### SET PROBLEM:
Please set down all the lines beneath this one exactly, without the pictures.

### SOURCE EXCERPT:
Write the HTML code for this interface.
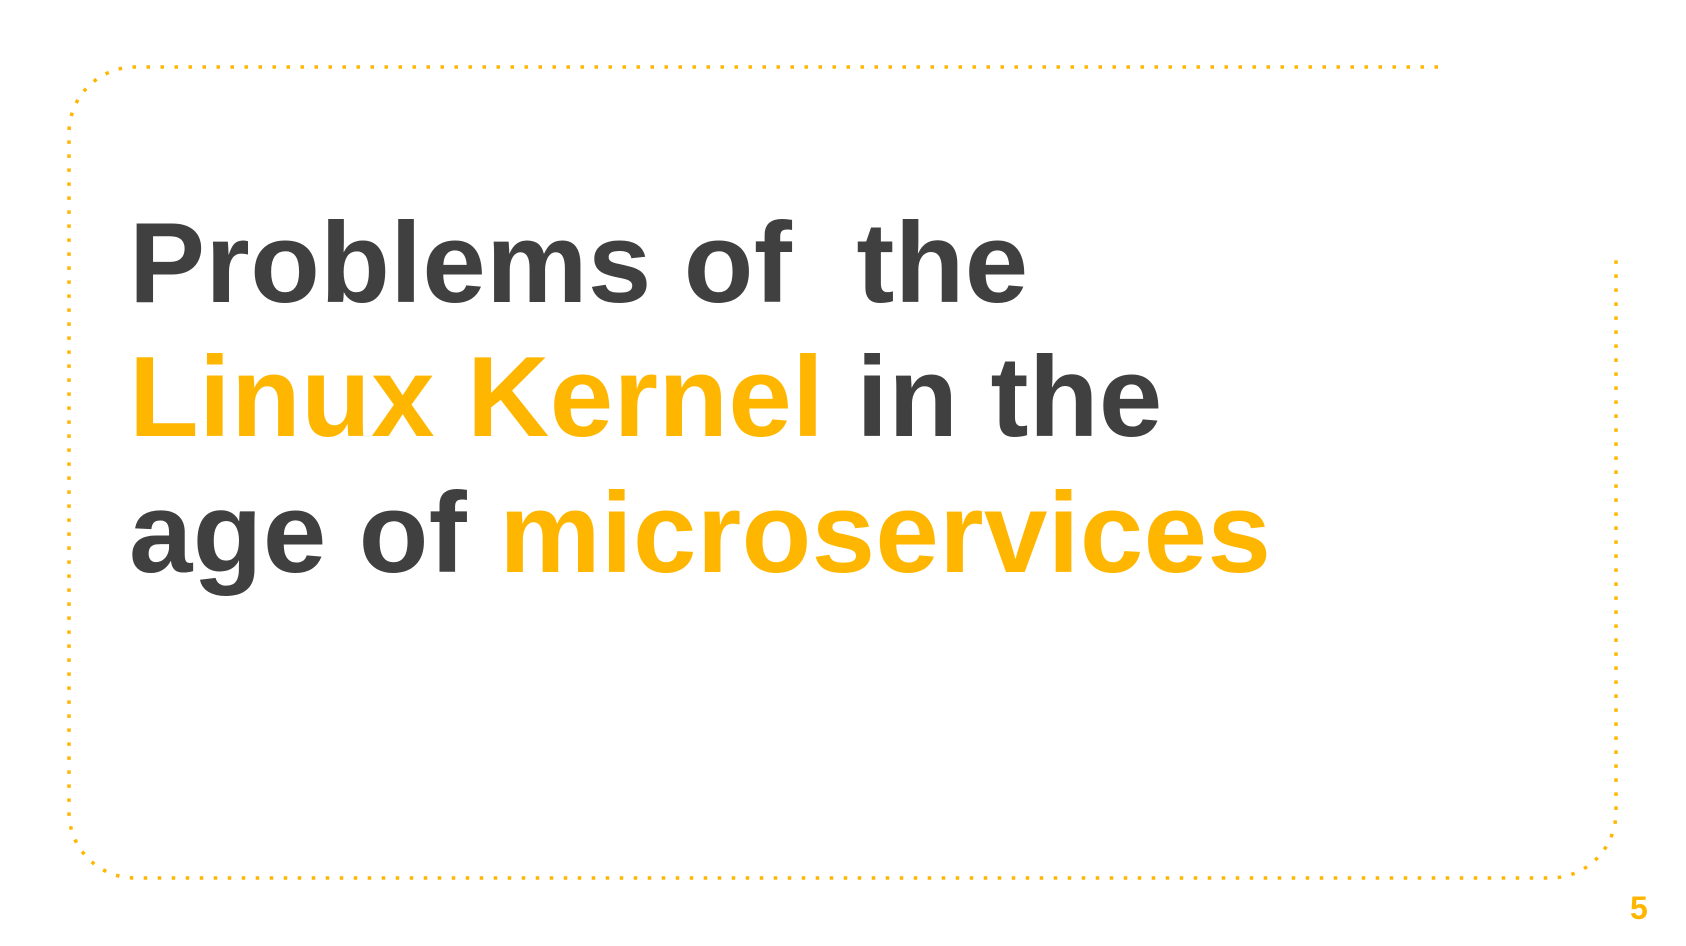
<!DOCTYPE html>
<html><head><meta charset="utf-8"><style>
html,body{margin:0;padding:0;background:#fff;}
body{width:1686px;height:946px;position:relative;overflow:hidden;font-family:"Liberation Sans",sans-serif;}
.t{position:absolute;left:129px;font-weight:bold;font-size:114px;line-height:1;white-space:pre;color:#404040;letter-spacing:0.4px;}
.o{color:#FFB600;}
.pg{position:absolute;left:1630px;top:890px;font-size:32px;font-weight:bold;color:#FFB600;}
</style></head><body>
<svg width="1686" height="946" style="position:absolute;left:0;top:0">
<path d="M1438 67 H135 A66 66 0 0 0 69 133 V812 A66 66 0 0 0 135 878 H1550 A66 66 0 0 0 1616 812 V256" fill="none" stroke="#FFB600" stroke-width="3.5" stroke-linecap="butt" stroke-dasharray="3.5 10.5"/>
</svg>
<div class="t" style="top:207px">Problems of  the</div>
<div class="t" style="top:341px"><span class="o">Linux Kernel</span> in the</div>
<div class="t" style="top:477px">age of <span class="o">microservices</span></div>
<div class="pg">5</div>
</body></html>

### REPLY:
Write the HTML code for this interface.
<!DOCTYPE html>
<html><head><meta charset="utf-8"><style>
html,body{margin:0;padding:0;background:#fff;}
body{width:1686px;height:946px;position:relative;overflow:hidden;font-family:"Liberation Sans",sans-serif;}
.t{position:absolute;left:129px;font-weight:bold;font-size:114px;line-height:1;white-space:pre;color:#404040;letter-spacing:0.4px;}
.o{color:#FFB600;}
.pg{position:absolute;left:1630px;top:890px;font-size:32px;font-weight:bold;color:#FFB600;}
</style></head><body>
<svg width="1686" height="946" style="position:absolute;left:0;top:0">
<path d="M1438 67 H135 A66 66 0 0 0 69 133 V812 A66 66 0 0 0 135 878 H1550 A66 66 0 0 0 1616 812 V256" fill="none" stroke="#FFB600" stroke-width="3.5" stroke-linecap="butt" stroke-dasharray="3.5 10.5"/>
</svg>
<div class="t" style="top:207px">Problems of  the</div>
<div class="t" style="top:341px"><span class="o">Linux Kernel</span> in the</div>
<div class="t" style="top:477px">age of <span class="o">microservices</span></div>
<div class="pg">5</div>
</body></html>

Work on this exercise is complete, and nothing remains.